脳卒中は突然起こるものですが、事前に起こるリスクを確認できるのが脳ドックです。脳ドックは、40歳以上、生活習慣病がある、喫煙している、身内に脳梗塞や脳出血を起こしたことがある方などが対象です。脳ドックのMRIでは、症状がない脳梗塞、脳出血が見つけられることがあります。症状がなくても起こりやすいということであり、見つかった場合は今後の予防が重要になってきます。脳ドックでは頸動脈エコーをすることもあり、頸動脈は全身の血管の代表であり、頸動脈で動脈硬化の様子が見られれば、心臓の血管なども動脈硬化が進んでいる可能性もあるのでチェックすることができます。結果が悪ければ、生活習慣の見直しやかかりつけ医で内科的治療を行ったり、予防的な治療などを考え、自分でも健診や脳ドックを受けてコントロールをしていただきたいとのことです。最後に脳卒中協会が紹介する脈の測り方を全員で確認し、浦野医師が聴講者からの質問に答え、脳卒中について理解を深めることができました。

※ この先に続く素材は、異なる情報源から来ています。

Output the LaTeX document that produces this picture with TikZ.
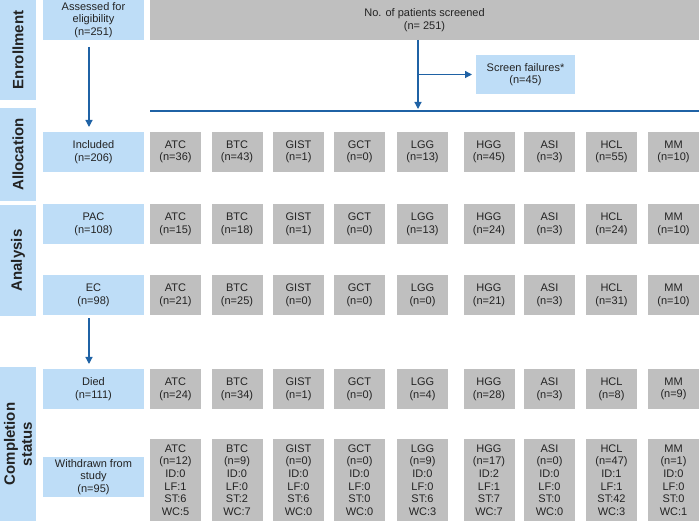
\documentclass[tikz,border=0pt]{standalone}
\usepackage{fontspec}
\setmainfont{Liberation Sans}
\usetikzlibrary{arrows.meta,positioning}
\definecolor{boxblue}{RGB}{190,221,247}
\definecolor{boxgray}{RGB}{191,191,191}
\definecolor{flowblue}{RGB}{31,98,165}
\definecolor{txt}{RGB}{35,35,35}

\begin{document}
\begin{tikzpicture}[x=1pt,y=-1pt,
  every node/.style={inner sep=0pt,outer sep=0pt,text=txt,font=\fontsize{11}{12.6}\selectfont},
  section/.style={rectangle,fill=boxblue,rotate=90,align=center,minimum height=36pt,font=\fontsize{15}{17}\selectfont\bfseries},
  stage/.style={rectangle,fill=boxblue,align=center,minimum width=101pt,minimum height=40pt},
  group/.style={rectangle,fill=boxgray,align=center,minimum width=51pt,minimum height=40pt},
  groupdetail/.style={group,minimum height=82pt},
  flow/.style={-{Triangle[length=7pt,width=7pt]},color=flowblue,line width=1.2pt},
  divider/.style={color=flowblue,line width=1.3pt}]
\useasboundingbox (0,0) rectangle (699,521);
% section bars
\node[section,minimum width=100pt] (enroll) at (18,50) {Enrollment};
\node[section,minimum width=93pt] (allocation) at (18,154.5) {Allocation};
\node[section,minimum width=111pt] (analysis) at (18,260.5) {Analysis};
\node[section,minimum width=154pt] (completion) at (18,444) {Completion\\status};
% enrollment
\node[stage] (assessed) at (93.5,20) {Assessed for\\eligibility\\(n=251)};
\node[group,minimum width=549pt] (screened) at (424.5,20) {No. of patients screened\\(n= 251)};
\node[stage,minimum width=99pt,minimum height=39pt] (failures) at (525.5,74.5) {Screen failures*\\(n=45)};
\coordinate (split) at (418,74.5);
\coordinate (alloc) at (418,111);
\coordinate (allocL) at (150,111);
\coordinate (allocR) at (699,111);
% stages
\node[stage] (included) at (93.5,152) {Included\\(n=206)};
\node[stage] (pac) at (93.5,224.5) {PAC\\(n=108)};
\node[stage] (ec) at (93.5,295.5) {EC\\(n=98)};
\node[stage] (died) at (93.5,389) {Died\\(n=111)};
\node[stage] (withdrawn) at (93.5,477) {Withdrawn from\\study\\(n=95)};
% included
\node[group] (incATC) at (175.5,152) {ATC\\(n=36)};
\node[group] (incBTC) at (237,152) {BTC\\(n=43)};
\node[group] (incGIST) at (298.5,152) {GIST\\(n=1)};
\node[group] (incGCT) at (359.5,152) {GCT\\(n=0)};
\node[group] (incLGG) at (422.5,152) {LGG\\(n=13)};
\node[group] (incHGG) at (489,152) {HGG\\(n=45)};
\node[group] (incASI) at (549.5,152) {ASI\\(n=3)};
\node[group] (incHCL) at (611.5,152) {HCL\\(n=55)};
\node[group] (incMM) at (673.5,152) {MM\\(n=10)};
% PAC
\node[group] (pacATC) at (175.5,224.5) {ATC\\(n=15)};
\node[group] (pacBTC) at (237,224.5) {BTC\\(n=18)};
\node[group] (pacGIST) at (298.5,224.5) {GIST\\(n=1)};
\node[group] (pacGCT) at (359.5,224.5) {GCT\\(n=0)};
\node[group] (pacLGG) at (422.5,224.5) {LGG\\(n=13)};
\node[group] (pacHGG) at (489,224.5) {HGG\\(n=24)};
\node[group] (pacASI) at (549.5,224.5) {ASI\\(n=3)};
\node[group] (pacHCL) at (611.5,224.5) {HCL\\(n=24)};
\node[group] (pacMM) at (673.5,224.5) {MM\\(n=10)};
% EC
\node[group] (ecATC) at (175.5,295.5) {ATC\\(n=21)};
\node[group] (ecBTC) at (237,295.5) {BTC\\(n=25)};
\node[group] (ecGIST) at (298.5,295.5) {GIST\\(n=0)};
\node[group] (ecGCT) at (359.5,295.5) {GCT\\(n=0)};
\node[group] (ecLGG) at (422.5,295.5) {LGG\\(n=0)};
\node[group] (ecHGG) at (489,295.5) {HGG\\(n=21)};
\node[group] (ecASI) at (549.5,295.5) {ASI\\(n=3)};
\node[group] (ecHCL) at (611.5,295.5) {HCL\\(n=31)};
\node[group] (ecMM) at (673.5,295.5) {MM\\(n=10)};
% died
\node[group] (diedATC) at (175.5,389) {ATC\\(n=24)};
\node[group] (diedBTC) at (237,389) {BTC\\(n=34)};
\node[group] (diedGIST) at (298.5,389) {GIST\\(n=1)};
\node[group] (diedGCT) at (359.5,389) {GCT\\(n=0)};
\node[group] (diedLGG) at (422.5,389) {LGG\\(n=4)};
\node[group] (diedHGG) at (489,389) {HGG\\(n=28)};
\node[group] (diedASI) at (549.5,389) {ASI\\(n=3)};
\node[group] (diedHCL) at (611.5,389) {HCL\\(n=8)};
\node[group] (diedMM) at (673.5,389) {MM\\(n=9)};
% withdrawn
\node[groupdetail] (wdATC) at (175.5,480) {ATC\\(n=12)\\ID:0\\LF:1\\ST:6\\WC:5};
\node[groupdetail] (wdBTC) at (237,480) {BTC\\(n=9)\\ID:0\\LF:0\\ST:2\\WC:7};
\node[groupdetail] (wdGIST) at (298.5,480) {GIST\\(n=0)\\ID:0\\LF:0\\ST:6\\WC:0};
\node[groupdetail] (wdGCT) at (359.5,480) {GCT\\(n=0)\\ID:0\\LF:0\\ST:0\\WC:0};
\node[groupdetail] (wdLGG) at (422.5,480) {LGG\\(n=9)\\ID:0\\LF:0\\ST:6\\WC:3};
\node[groupdetail] (wdHGG) at (489,480) {HGG\\(n=17)\\ID:2\\LF:1\\ST:7\\WC:7};
\node[groupdetail] (wdASI) at (549.5,480) {ASI\\(n=0)\\ID:0\\LF:0\\ST:0\\WC:0};
\node[groupdetail] (wdHCL) at (611.5,480) {HCL\\(n=47)\\ID:1\\LF:1\\ST:42\\WC:3};
\node[groupdetail] (wdMM) at (673.5,480) {MM\\(n=1)\\ID:0\\LF:0\\ST:0\\WC:1};
% connectors
\draw[flow] ([xshift=-4.5pt,yshift=-7pt]assessed.south) -- ([xshift=-4.5pt,yshift=5pt]included.north);
\draw[flow] (screened.south -| split) -- ([yshift=2pt]alloc);
\draw[flow] (split) -- ([xshift=-4pt]failures.west);
\draw[divider] (allocL) -- (allocR);
\draw[flow] ([xshift=-4.5pt,yshift=-3pt]ec.south) -- ([xshift=-4.5pt,yshift=5pt]died.north);
\end{tikzpicture}
\end{document}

第2部では、大嶽保健師から「しまだ健幸マイレージ」の紹介、村松管理薬剤師が「COPD(慢性閉塞性肺疾患)」について講演を行いました。COPDは、原因の90%がタバコによる呼吸器疾患であり、肺の慢性炎症により空気や酸素を取り込めなくなる疾患を指します。軽症では主に痰や咳、重症化すると呼吸困難を起こすそうです。症状の目安として、朝に痰が出る、風邪を引いていないのに痰が出る症状はCOPD中等症の可能性があり、喫煙している方は禁煙開始の目安にもなるとのことです。また、歩行距離が短くなったり、以前よりも階段の上り下りが難しくなったという方は、治療が必要な目安だそうです。
COPDを治療するにあたり、タバコを止めたり薬を飲んだりして症状が改善しても、肺の状態が改善したと勘違いする方も中にはいますが、喫煙を継続することで重症化は進み、最終的に薬剤だけでは症状が改善しなくなると、在宅酸素療法を行う生活になってしまうそうです。COPDは喘息や他の呼吸器疾患と合併することもあり、喘息の治療歴やアレルギー性鼻炎がある、発作的に呼吸状態が悪化する方などは重症化しやすいとのことでした。
また、タバコの影響は大きく、親の喫煙によって子供の成長や心臓、脳など複数に悪影響を及ぼします。また、親が喫煙していることによって子供の喫煙率も高くなり、早くからの喫煙であるほど、依存性や身体への影響も大きくなります。まとめとしてCOPDが重症化してしまうとかなり苦しく、身体活動制限が強く出るものであり、治療においても少しずつ進化はしているそうですが、肺の状態を戻す治療法はないそうです。そのため、喫煙していて痰が頻繁に出るなどの症状が見られる方には、禁煙の検討を推奨し、禁煙する意思があれば一緒に治療をしましょうと呼びかけて講演は終了しました。
第3部として地域医療を支援する会が、安心して暮らせる医療環境を守るために、会から6つの提案を行い、学習会は閉会しました。